My first experience of Judex came in the early sixties when a friend and I went to Millbank for a screening of the complete 1916 Louis Feuillade serial which ran for about six hours. It was a great experience and was made even more special by having a live piano accompaniment by cinema pianist Arthur Dulay. Soon after that memorable afternoon George Franju's remake of JUDEX appeared and it has taken me forty-five years to catch up with it. Franju was not very interested in making JUDEX, his ambition was to remake Feuillade's other classic, FANTOMAS.

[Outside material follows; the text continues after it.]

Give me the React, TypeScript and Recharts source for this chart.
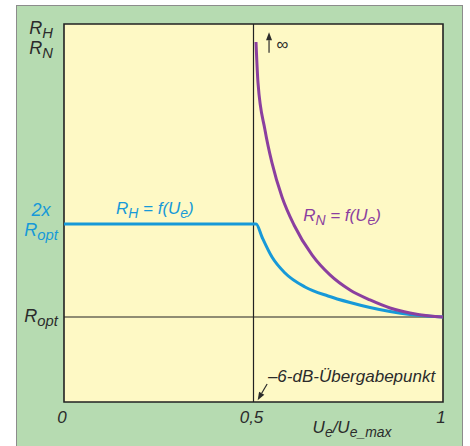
import React from "react";
import {
  LineChart,
  Line,
  XAxis,
  YAxis,
  CartesianGrid,
  ReferenceArea,
  ReferenceLine,
  ReferenceDot,
} from "recharts";

// R_H = f(U_e), main amplifier load (relative to R_opt)
const rhX = [0, 0.25, 0.507, 0.5224, 0.5488, 0.5831, 0.6359, 0.6966, 0.7546, 0.8074, 0.8602, 0.9129, 0.9657, 1];
const rhY = [2, 2, 2, 1.86, 1.645, 1.473, 1.323, 1.226, 1.156, 1.102, 1.059, 1.027, 1.009, 1];

// R_N = f(U_e), peak amplifier load (goes to infinity at 0,5)
const rnX = [0.5066, 0.5119, 0.5303, 0.5488, 0.5752, 0.6069, 0.6544, 0.7018, 0.7546, 0.8074, 0.8602, 0.9129, 0.9657, 1];
const rnY = [3.957, 3.516, 3.011, 2.656, 2.29, 1.989, 1.667, 1.452, 1.29, 1.183, 1.097, 1.043, 1.011, 1];

const xTicks = [0, 0.5, 1];
const xTickLabels = ["0", "0,5", "1"];
const yTicks = [1, 2, 3.96];
// each tick: lines of [main, subscript]
const yTickLabels: [string, string][][] = [
  [["R", "opt"]],
  [["2x", ""], ["R", "opt"]],
  [["R", "H"], ["R", "N"]],
];

const DARK = "#2b2b2b";
const BLUE = "#1799d8";
const PURPLE = "#8b3f9f";
const yTickColors = [DARK, BLUE, DARK];

const rhData = rhX.map((x, i) => ({ x, y: rhY[i] }));
const rnData = rnX.map((x, i) => ({ x, y: rnY[i] }));

const FONT = "'Liberation Sans', Arial, sans-serif";

function RichText({ x, y, parts, fill, size = 17, anchor = "start" }: any) {
  return (
    <text
      x={x}
      y={y}
      fill={fill}
      fontSize={size}
      fontStyle="italic"
      fontFamily={FONT}
      textAnchor={anchor}
      style={{ whiteSpace: "pre" }}
    >
      {parts.map(([m, s]: [string, string], i: number) => (
        <React.Fragment key={i}>
          <tspan dy={i > 0 && parts[i - 1][1] ? -4 : 0}>{m}</tspan>
          {s ? (
            <tspan fontSize={size * 0.82} dy={4}>
              {s}
            </tspan>
          ) : null}
        </React.Fragment>
      ))}
    </text>
  );
}

function arrowShape(p: any) {
  const { x1, y1, x2, y2 } = p;
  const a = Math.atan2(y2 - y1, x2 - x1);
  const L = 8;
  const w = 3;
  const bx = x2 - L * Math.cos(a);
  const by = y2 - L * Math.sin(a);
  const nx = -Math.sin(a) * w;
  const ny = Math.cos(a) * w;
  return (
    <g>
      <line x1={x1} y1={y1} x2={bx} y2={by} stroke={DARK} strokeWidth={1.2} />
      <polygon points={`${x2},${y2} ${bx + nx},${by + ny} ${bx - nx},${by - ny}`} fill={DARK} />
    </g>
  );
}

const annotations = [
  { x: 0.137, y: 2.11, color: BLUE, parts: [["R", "H"], [" = f(U", "e"], [")", ""]] },
  { x: 0.631, y: 2.03, color: PURPLE, parts: [["R", "N"], [" = f(U", "e"], [")", ""]] },
  { x: 0.56, y: 3.87, color: DARK, parts: [["\u221e", ""]] },
  { x: 0.538, y: 0.3, color: DARK, parts: [["\u20136-dB-\u00dcbergabepunkt", ""]] },
];

export default function App() {
  return (
    <div style={{ position: "absolute", left: 0, top: 0, width: 470, height: 446, overflow: "hidden" }}>
      <div
        style={{
          position: "absolute",
          left: 16,
          top: 5,
          width: 445,
          height: 460,
          background: "#b6dbb1",
          borderLeft: "1px solid #8c8c8c",
          borderTop: "1px solid #8c8c8c",
          borderRight: "1px solid #8c8c8c",
        }}
      />
      <div style={{ position: "absolute", left: 0, top: 0 }}>
        <LineChart width={470} height={446} margin={{ top: 24, right: 27, bottom: 14, left: 14 }}>
          <CartesianGrid fill="#fef9c5" horizontal={false} vertical={false} />
          <XAxis
            dataKey="x"
            type="number"
            domain={[0, 1]}
            ticks={xTicks}
            axisLine={false}
            tickLine={false}
            height={30}
            allowDataOverflow
            tick={(p: any) => (
              <text
                x={p.x - 2}
                y={p.y + 13}
                textAnchor="middle"
                fontSize={17}
                fontStyle="italic"
                fontFamily={FONT}
                fill={DARK}
              >
                {xTickLabels[xTicks.indexOf(p.payload.value)]}
              </text>
            )}
            label={{
              content: (props: any) => {
                const vb = props.viewBox;
                return (
                  <RichText
                    x={vb.x + vb.width * 0.76}
                    y={vb.y + 31}
                    anchor="middle"
                    fill={DARK}
                    parts={[["U", "e"], ["/U", "e_max"]]}
                  />
                );
              },
            }}
          />
          <YAxis
            type="number"
            domain={[0.086, 4.15]}
            ticks={yTicks}
            axisLine={false}
            tickLine={false}
            width={50}
            allowDataOverflow
            tick={(p: any) => {
              const i = yTicks.indexOf(p.payload.value);
              const lines = yTickLabels[i];
              const n = lines.length;
              return (
                <g>
                  {lines.map((ln, k) => (
                    <RichText
                      key={k}
                      x={p.x - 15}
                      y={n === 1 ? p.y + 5 : p.y + 2 + (k - (n - 1) / 2) * 20}
                      anchor="middle"
                      size={18}
                      fill={yTickColors[i]}
                      parts={[ln]}
                    />
                  ))}
                </g>
              );
            }}
          />
          <ReferenceArea x1={0} x2={1} y1={0.086} y2={4.15} fill="none" stroke="#222" strokeWidth={1.6} />
          <ReferenceLine x={0.5} stroke="#222" strokeWidth={1.2} />
          <ReferenceLine y={1} stroke="#222" strokeWidth={1.2} />
          <ReferenceLine
            segment={[{ x: 0.541, y: 3.84 }, { x: 0.541, y: 4.06 }]}
            shape={arrowShape}
          />
          <ReferenceLine
            segment={[{ x: 0.536, y: 0.28 }, { x: 0.511, y: 0.105 }]}
            shape={arrowShape}
          />
          {annotations.map((a, i) => (
            <ReferenceDot
              key={i}
              x={a.x}
              y={a.y}
              ifOverflow="visible"
              shape={(p: any) => <RichText x={p.cx} y={p.cy} fill={a.color} parts={a.parts} />}
            />
          ))}
          <Line
            data={rhData}
            dataKey="y"
            type="monotone"
            stroke={BLUE}
            strokeWidth={3}
            dot={false}
            isAnimationActive={false}
          />
          <Line
            data={rnData}
            dataKey="y"
            type="monotone"
            stroke={PURPLE}
            strokeWidth={3}
            dot={false}
            isAnimationActive={false}
          />
        </LineChart>
      </div>
    </div>
  );
}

According to scriptwriter Jacques Champreux, Franju ignored Judex's motivation and preferred to concentrate on the recreation of the period and the evocation of the films of his youth. For today's viewers, the CGI generation, Franju's JUDEX would seem very slow, but it is necessary to remember not only how films were in the Sixties but how they were in the years preceeding. It would be easy to say that JUDEX is character driven but the truth is that there is little or no character development. It is to a degree plot driven but then Franju seems very cavalier about plot detail and the story chugs along on a series of unlikely coincidences. Champreux regards the film as pure expressionism. Feuillade set his story in a realistic France (albeit ignoring World War One that was raging at the time) while Franju has to recreate the past which gives his film a very potent "magical realism" which is potent. There are wonderful touches : nuns suddenly produce hypodermic needles, Judex is a precurser of Bat Man complete with a bat cave headquarters beneath a ruined castle, he wears a cloak and seems to have psychic control over a pack of dogs, Judex's black clade minions scale the outside of a building like insects. Almost as important is the fact that in Franju's film Judex is a conjuror - played by real life stage magician Channing Pollock. The female villain is played by a wonderfully coldhearted and calculating Francine Berge (Bardot was considered for the role but was too expensive), Edith Scob (so memorable in Franju's EYES WITHOUT A FACE) is her victim and Sylvia Koscina is a passing circus acrobat. The Andre Melies on the cast list is the son of the famous French cinema pioneer, Georges Melies. I think it is often instructive to ask oneself "Which film does this film most remind me of ?" Well, in the case of JUDEX, it is Jacques Becker's CASQUE D'OR which has a similar period setting....to my surprise there is a scene in JUDEX where Francine Berge and her boyfriend are dancing in a nightclub. They are doing a odd, jogging, little dance and the scene has (for me) a strange erotic quality...in CASQUE D'OR Serge Reggiani and Simone Signoret perform the same dance. Coincidence ? Rating ****
1 comment:
Sounds fascinating. Believe it or not I've been interested in seeing this for about 3 decades; I'm almost positive it somehow appeared in an issue of FAMOUS MONSTERS back in the 70's when I was a kid. Not a whole article on it, naturally, just a photo or two. I'll have to peek at my collection of FMs and see if I can find which issue it was in.